Practical Applications of BST - binary search tree

When most people talk about binary trees, they're more often than not thinking about binary search trees, so I'll cover that first.

Applications of binary search trees.

  • used to efficiently store data in sorted form in order to access and search stored elements quickly.
  • They can be used to represent arithmetic expressions (Refer here for more info )
  • BST used in Unix kernels for managing a set of virtual memory areas (VMAs).
A non-balanced binary search tree is actually useful for little more than educating students about data structures. That's because, unless the data is coming in in a relatively random order, the tree can easily degenerate into its worst-case form, which is a linked list, since simple binary trees are not balanced.

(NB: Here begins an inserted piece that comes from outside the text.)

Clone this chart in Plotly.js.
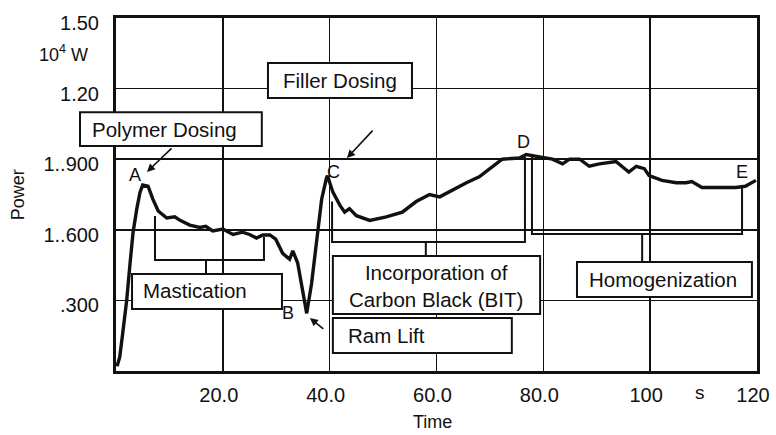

A good case in point: I once had to fix some software which loaded its data into a binary tree for manipulation and searching. It wrote the data out in sorted form:
Alice
Bob
Chloe
David
Edwina
Frank
so that, when reading it back in, ended up with the following tree:
  Alice
 /     \
=       Bob
       /   \
      =     Chloe
           /     \
          =       David
                 /     \
                =       Edwina
                       /      \
                      =        Frank
                              /     \
                             =       =
which is the degenerate form. If you go looking for Frank in that tree, you'll have to search all six nodes before you find him.
Binary trees become truly useful for searching when you balance them. This involves rotating sub-trees through their root node so that the height difference between any two sub-trees is less than or equal to 1. Adding those names above one at a time into a balanced tree would give you the following sequence:
1.   Alice
    /     \
   =       =

2.   Alice
    /     \
   =       Bob
          /   \
         =     =

3.        Bob
        _/   \_
   Alice       Chloe
  /     \     /     \
 =       =   =       =

4.        Bob
        _/   \_
   Alice       Chloe
  /     \     /     \
 =       =   =       David
                    /     \
                   =       =

5.           Bob
        ____/   \____
   Alice             David
  /     \           /     \
 =       =     Chloe       Edwina
              /     \     /      \
             =       =   =        =

6.              Chloe
            ___/     \___
         Bob             Edwina
        /   \           /      \
   Alice     =      David        Frank
  /     \          /     \      /     \
 =       =        =       =    =       =
You can actually see whole sub-trees rotating to the left (in steps 3 and 6) as the entries are added and this gives you a balanced binary tree in which the worst case lookup is O(log N) rather than the O(N) that the degenerate form gives. At no point does the highest NULL (=) differ from the lowest by more than one level. And, in the final tree above, you can find Frank by only looking at three nodes (ChloeEdwina and, finally, Frank).
Of course, they can become even more useful when you make them balanced multi-way trees rather than binary tress. That means that each node holds more than one item (technically, they hold N items and N+1 pointers, a binary tree being a special case of a 1-way multi-way tree with 1 item and 2 pointers).
With a three-way tree, you end up with:
  Alice Bob Chloe
 /     |   |     \
=      =   =      David Edwina Frank
                 /     |      |     \
                =      =      =      =
This is typically used in maintaining keys for an index of items. I've written database software optimised for the hardware where a node is exactly the size of a disk block (say, 512 bytes) and you put as many keys as you can into a single node. The pointers in this case were actually record numbers into a fixed-length-record direct-access file separate from the index file (so record number X could be found by just seeking to X * record_length).
For example, if the pointers are 4 bytes and the key size is 10, the number of keys in a 512-byte node is 36. That's 36 keys (360 bytes) and 37 pointers (148 bytes) for a total of 508 bytes with 4 bytes wasted per node.
The use of multi-way keys introduces the complexity of a two-phase search (multi-way search to find the correct node combined with a small sequential (or linear binary) search to find the correct key in the node) but the advantage in doing less disk I/O more than makes up for this.
I see no reason to do this for an in-memory structure, you'd be better off sticking with a balanced binary tree and keeping your code simple.
Also keep in mind that the advantages of O(log N) over O(N) don't really appear when your data sets are small. If you're using a multi-way tree to store the fifteen people in your address book, it's probably overkill. The advantages come when you're storing something like every order from your hundred thousand customers over the last ten years.
The whole point of big-O notation is to indicate what happens as the Napproaches infinity. Some people may disagree but it's even okay to use bubble sort if you're sure the data sets will stay below a certain size, as long as nothing else is readily available :-)

As to other uses for binary trees, there are a great many, such as:
  • Binary heaps where higher keys are above or equal to lower ones rather than to the left of (or below or equal to and right);
  • Hash trees, similar to hash tables;
  • Abstract syntax trees for compilation of computer languages;
  • Huffman trees for compression of data;
  • Routing trees for network traffic.
Given how much explanation I generated for the search trees, I'm reticent to go into a lot of detail on the others, but that should be enough to research them, should you desire.